Removing supply / bidding up debt assets (lowering yields)
 
Thanks Galli.
Just to understand better I am taking an example. Assume I have land purchased at 100 k in 2010. The price of the land in 2014 is 300 K. In 2015, the government is purchasing all the land from that location. The prices of the land have gone up to 500 K because supply is being removed in the market. So the profit for me if I sell the land is my yield. Correct? Yield will be more because of price raise.
So are we talking about the yield that the existing owner of the asset will get or are we talking of the yield that the new purchaser in 2015 will get?
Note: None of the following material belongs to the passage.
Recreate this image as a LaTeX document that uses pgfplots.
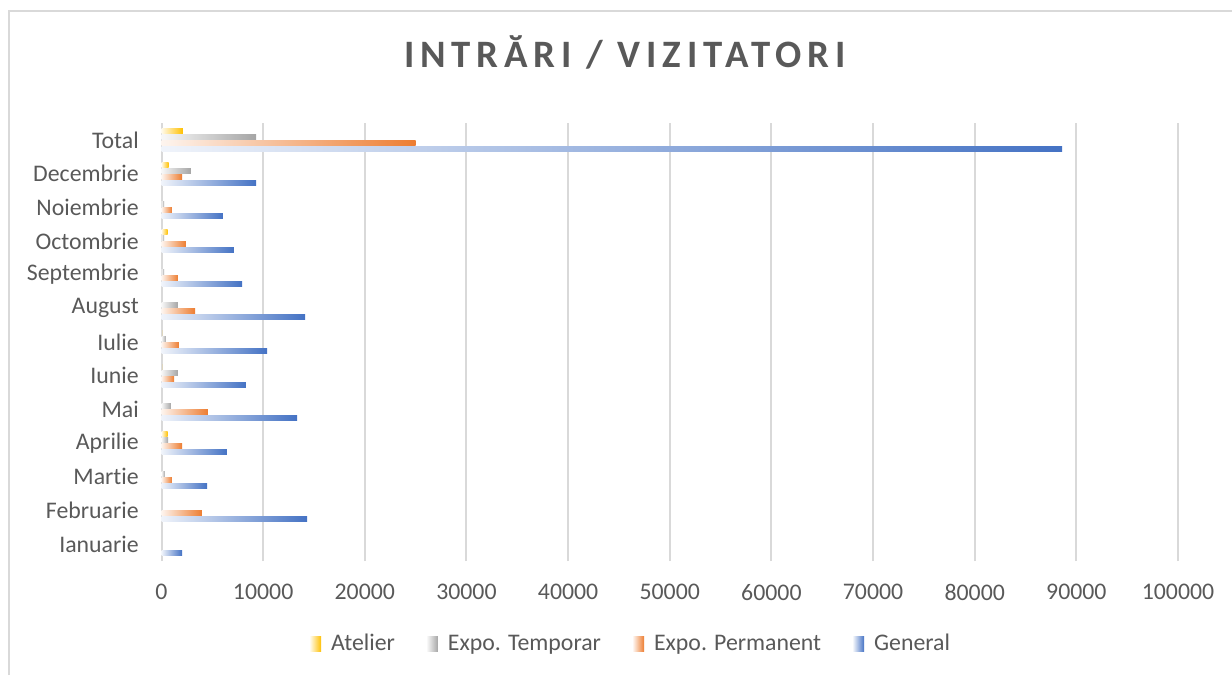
\documentclass[border=0pt]{standalone}
\usepackage{pgfplots}
\usepackage{pgfplotstable}
\pgfplotsset{compat=1.18}
\usepackage{fontspec}
\setmainfont{Carlito}[Ligatures={NoCommon,NoContextual}]

\definecolor{cAtel}{HTML}{FFC000}
\definecolor{cTemp}{HTML}{A5A5A5}
\definecolor{cPerm}{HTML}{ED7D31}
\definecolor{cGen}{HTML}{4472C4}
\definecolor{txt}{HTML}{595959}
\definecolor{grd}{HTML}{D9D9D9}

% luni: 0 = Ianuarie ... 11 = Decembrie, 12 = Total
\pgfplotstableread{
y  atelier temporar permanent general
0  0       0        0         2020
1  0       0        3980      14320
2  0       340      1030      4480
3  600     640      2020      6440
4  0       930      4570      13330
5  50      1620     1230      8310
6  50      440      1720      10380
7  0       1620     3300      14120
8  0       250      1620      7920
9  600     250      2410      7130
10 0       250      1030      6050
11 700     2900     2020      9300
12 2100    9300     25000     88600
}\vizitatori

\pgfplotsset{
  gradbar/.style={xbar, draw=none, left color=#1!8, right color=#1, forget plot,
    restrict x to domain=1:1000000},
  gradleg/.style={draw=none, legend image code/.code={\shade[draw=none, left color=#1!8, right color=#1] (0pt,-3.75pt) rectangle (5.5pt,3.75pt);}},
}

\begin{document}
\begin{tikzpicture}
\path[use as bounding box] (0,0) rectangle (616pt,337.5pt);
\draw[grd, line width=1pt] (4.25pt,0) -- (4.25pt,332pt) -- (616pt,332pt);
\node[anchor=base, font=\fontsize{19.4}{23}\selectfont\bfseries\addfontfeatures{LetterSpace=15}, text=txt]
  at (312.5pt,303.5pt) {INTRĂRI / VIZITATORI};
\begin{axis}[
  at={(80.75pt,57pt)}, anchor=south west,
  scale only axis, width=508.25pt, height=219pt,
  xbar, bar width=2.5pt,
  xmin=0, xmax=100000, xtick={0,10000,...,100000},
  ymin=-0.5, ymax=12.5, ytick={0,...,12},
  yticklabels={Ianuarie,Februarie,Martie,Aprilie,Mai,Iunie,Iulie,August,Septembrie,Octombrie,Noiembrie,Decembrie,Total},
  scaled x ticks=false,
  xticklabel={\pgfmathprintnumber[fixed, precision=0, 1000 sep={}, assume math mode=true]{\tick}},
  axis line style={draw=none},
  major tick length=0pt,
  xmajorgrids, major grid style={grd, line width=1pt},
  extra x ticks={0}, extra x tick labels={},
  extra x tick style={grid style={grd, line width=2pt}},
  tick label style={font=\fontsize{11.9}{14}\selectfont, text=txt},
  xticklabel style={yshift=-8pt},
  yticklabel style={xshift=-7.85pt},
  legend columns=-1,
  legend style={at={(0.463,-0.1895)}, anchor=center, draw=none,
    font=\fontsize{11.9}{14}\selectfont, text=txt,
    /tikz/every odd column/.append style={column sep=3pt},
    /tikz/every even column/.append style={column sep=14pt}},
]
\addlegendimage{gradleg=cAtel}
\addlegendimage{gradleg=cTemp}
\addlegendimage{gradleg=cPerm}
\addlegendimage{gradleg=cGen}
% one plot per bar, so that every bar gets its own gradient
\pgfplotsinvokeforeach{0,...,12}{
  \addplot[gradbar=cAtel, bar shift=4.5pt, restrict y to domain=#1:#1] table[x=atelier, y=y] {\vizitatori};
  \addplot[gradbar=cTemp, bar shift=1.5pt, restrict y to domain=#1:#1] table[x=temporar, y=y] {\vizitatori};
  \addplot[gradbar=cPerm, bar shift=-1.5pt, restrict y to domain=#1:#1] table[x=permanent, y=y] {\vizitatori};
  \addplot[gradbar=cGen, bar shift=-4.5pt, restrict y to domain=#1:#1] table[x=general, y=y] {\vizitatori};
}
\legend{Atelier,Expo. Temporar,Expo. Permanent,General}
\end{axis}
\end{tikzpicture}
\end{document}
Let’s say the new buyer will buy the asset at 500 k in 2015 and we expect the appreciation of the land to be min in 2016
 
You can’t use land as an example. The Feds don’t buy land, when they say they “buy assets directly from private sectors” they mean they are buy bonds in Billions of dollars worth. Land is too illiquid and not enough sellers of it. When rates are at zero they have already exhausted their regular buying of short-term notes, so at level 4, they are now buying LONGER maturity bonds at all costs, driving prices up and causing yields to go down. They buy from private banking insitutions, exhanges, where ever to pump more cash into the private sector. Pushing long-term rates lower, further out on the yield curve, trying to flatten it down more.